*TO DO*. Return the first line, the line containing "ax.spines[s].set_linewidth(1.5)", and every line between them, exactly as they stand.
[START OF DATA BLOCK]
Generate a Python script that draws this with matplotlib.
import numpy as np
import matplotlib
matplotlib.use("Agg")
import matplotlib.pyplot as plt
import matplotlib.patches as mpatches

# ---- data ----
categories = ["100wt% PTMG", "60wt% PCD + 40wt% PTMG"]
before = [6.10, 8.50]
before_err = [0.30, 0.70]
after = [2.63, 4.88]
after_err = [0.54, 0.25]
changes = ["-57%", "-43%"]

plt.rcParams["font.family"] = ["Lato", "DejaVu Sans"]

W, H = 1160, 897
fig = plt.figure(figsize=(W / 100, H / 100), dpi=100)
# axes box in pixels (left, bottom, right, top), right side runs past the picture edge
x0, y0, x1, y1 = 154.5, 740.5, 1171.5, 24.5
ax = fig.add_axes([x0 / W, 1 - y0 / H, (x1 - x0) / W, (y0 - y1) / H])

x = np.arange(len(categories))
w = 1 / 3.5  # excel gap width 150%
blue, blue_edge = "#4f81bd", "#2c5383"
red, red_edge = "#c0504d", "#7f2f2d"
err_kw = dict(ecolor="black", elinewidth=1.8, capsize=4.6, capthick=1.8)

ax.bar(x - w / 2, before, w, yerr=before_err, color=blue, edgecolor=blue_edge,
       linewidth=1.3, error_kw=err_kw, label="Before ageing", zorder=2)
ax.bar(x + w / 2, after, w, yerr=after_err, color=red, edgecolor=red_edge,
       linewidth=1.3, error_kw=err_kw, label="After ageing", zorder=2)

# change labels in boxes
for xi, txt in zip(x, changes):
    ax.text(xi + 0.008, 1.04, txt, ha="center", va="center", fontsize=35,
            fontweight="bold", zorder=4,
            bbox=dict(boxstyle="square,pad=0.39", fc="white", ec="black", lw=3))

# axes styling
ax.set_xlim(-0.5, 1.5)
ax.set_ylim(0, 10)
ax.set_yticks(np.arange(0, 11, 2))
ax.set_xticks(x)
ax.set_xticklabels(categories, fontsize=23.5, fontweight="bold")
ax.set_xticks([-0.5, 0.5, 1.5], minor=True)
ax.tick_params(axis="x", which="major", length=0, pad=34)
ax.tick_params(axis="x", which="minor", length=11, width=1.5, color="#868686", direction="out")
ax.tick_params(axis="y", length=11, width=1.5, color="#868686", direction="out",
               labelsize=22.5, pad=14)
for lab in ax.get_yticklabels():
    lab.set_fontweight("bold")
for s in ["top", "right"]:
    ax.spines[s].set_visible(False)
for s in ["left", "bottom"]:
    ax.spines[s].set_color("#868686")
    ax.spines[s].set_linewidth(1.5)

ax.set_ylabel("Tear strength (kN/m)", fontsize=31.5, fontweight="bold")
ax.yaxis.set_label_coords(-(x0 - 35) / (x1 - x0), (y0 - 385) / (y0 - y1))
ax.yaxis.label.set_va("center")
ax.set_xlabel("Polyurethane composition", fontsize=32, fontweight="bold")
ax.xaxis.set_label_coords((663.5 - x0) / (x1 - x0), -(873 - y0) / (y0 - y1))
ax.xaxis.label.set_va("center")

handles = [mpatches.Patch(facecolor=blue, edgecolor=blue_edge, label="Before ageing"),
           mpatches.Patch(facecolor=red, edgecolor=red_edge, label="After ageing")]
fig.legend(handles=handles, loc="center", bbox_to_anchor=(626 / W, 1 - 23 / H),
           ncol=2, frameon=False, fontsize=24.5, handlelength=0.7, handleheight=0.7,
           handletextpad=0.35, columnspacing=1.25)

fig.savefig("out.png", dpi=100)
[END OF DATA BLOCK]
*OUTPUT OF THE EXERCISE*.
Generate a Python script that draws this with matplotlib.
import numpy as np
import matplotlib
matplotlib.use("Agg")
import matplotlib.pyplot as plt
import matplotlib.patches as mpatches

# ---- data ----
categories = ["100wt% PTMG", "60wt% PCD + 40wt% PTMG"]
before = [6.10, 8.50]
before_err = [0.30, 0.70]
after = [2.63, 4.88]
after_err = [0.54, 0.25]
changes = ["-57%", "-43%"]

plt.rcParams["font.family"] = ["Lato", "DejaVu Sans"]

W, H = 1160, 897
fig = plt.figure(figsize=(W / 100, H / 100), dpi=100)
# axes box in pixels (left, bottom, right, top), right side runs past the picture edge
x0, y0, x1, y1 = 154.5, 740.5, 1171.5, 24.5
ax = fig.add_axes([x0 / W, 1 - y0 / H, (x1 - x0) / W, (y0 - y1) / H])

x = np.arange(len(categories))
w = 1 / 3.5  # excel gap width 150%
blue, blue_edge = "#4f81bd", "#2c5383"
red, red_edge = "#c0504d", "#7f2f2d"
err_kw = dict(ecolor="black", elinewidth=1.8, capsize=4.6, capthick=1.8)

ax.bar(x - w / 2, before, w, yerr=before_err, color=blue, edgecolor=blue_edge,
       linewidth=1.3, error_kw=err_kw, label="Before ageing", zorder=2)
ax.bar(x + w / 2, after, w, yerr=after_err, color=red, edgecolor=red_edge,
       linewidth=1.3, error_kw=err_kw, label="After ageing", zorder=2)

# change labels in boxes
for xi, txt in zip(x, changes):
    ax.text(xi + 0.008, 1.04, txt, ha="center", va="center", fontsize=35,
            fontweight="bold", zorder=4,
            bbox=dict(boxstyle="square,pad=0.39", fc="white", ec="black", lw=3))

# axes styling
ax.set_xlim(-0.5, 1.5)
ax.set_ylim(0, 10)
ax.set_yticks(np.arange(0, 11, 2))
ax.set_xticks(x)
ax.set_xticklabels(categories, fontsize=23.5, fontweight="bold")
ax.set_xticks([-0.5, 0.5, 1.5], minor=True)
ax.tick_params(axis="x", which="major", length=0, pad=34)
ax.tick_params(axis="x", which="minor", length=11, width=1.5, color="#868686", direction="out")
ax.tick_params(axis="y", length=11, width=1.5, color="#868686", direction="out",
               labelsize=22.5, pad=14)
for lab in ax.get_yticklabels():
    lab.set_fontweight("bold")
for s in ["top", "right"]:
    ax.spines[s].set_visible(False)
for s in ["left", "bottom"]:
    ax.spines[s].set_color("#868686")
    ax.spines[s].set_linewidth(1.5)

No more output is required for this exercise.